By default, dtSearch indexes numbers both as text and as numeric values, which is necessary for numeric range searching. If you do not need to search for numbers as numeric ranges, you can disable indexing numeric values. Numbers will still be searchable as text if indexing of numbers is enabled (see above). This setting can reduce the size of your indexes by about 20%.

dtSearch Desktop: Options > Preferences > Indexing Options > "Enable numeric range searching"

dtSearch Developer API: Set the flag dtsoTfSkipNumericValues in Options.TextFlags to disable indexing of numeric values.

Hyphens

The option setting to treat hyphens as spaces produces smaller indexes than any of the other option settings.

See "Hyphenation options" for information on changing this setting.

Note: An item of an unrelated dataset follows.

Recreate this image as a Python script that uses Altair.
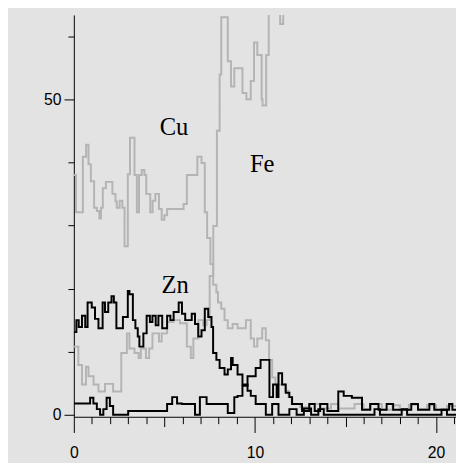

What is the effect of index size on searching performance?

A dtSearch search essentially consists of two steps: (1) looking up the words in the search request, and (2) enumerating the documents that match that request.

The word lookup step is usually very quick and takes a small fraction of the total time required for the search. A wildcard at the beginning of a search term (for example, a search for "*abc") can be slow because dtSearch uses letters at the start of a word to implement fast word searches, and dtSearch cannot do this if the start of the search term is unknown.

The time required for the second step, enumerating the documents, depends on the number of documents found rather than the size of the index. (For developers, using the dtsSearchDelayDocInfo flag can minimize the time required for this step, making searches that retrieve many files much faster. For more information, please see "Optimizing search performance with the dtSearch Engine")

What is the effect of index size on indexing performance?

The dtSearch indexer is designed to operate best when indexing large volumes of text at once. Therefore, it is preferable to index data in batches that are as large as possible. Indexing in small batches makes each update slower and also results in a much more fragmented index structure.

What is the effect of document type on index size?

The size of the index as a fraction of the original document size depends on how much text the document contains per kilobyte of data. The more text the document contains, the larger the index. For example, if you index a 20k Microsoft Word document and a 20k text file, the 20k text file will add much more data to the index than the Word document. A 20k Word document will consist mostly of formatting information, leaving only 10k or less of text, so it adds less than half as much data to the index as the text file.

In some cases, it is even possible for the index to be larger than the original documents. This can happen if the documents are in a compressed format such as ZIP archives or a PDF files (PDF files store text in a compressed stream).

Indexes of database files, such as MDB (Microsoft Access) or DBF (XBase) files, are also usually a large fraction of the original document size. dtSearch indexes each record of a database file as a separate document. As a result, the per-document overhead in the index becomes a much larger factor in the index size. Indexing databases as text, as described above, can eliminate this extra overhead.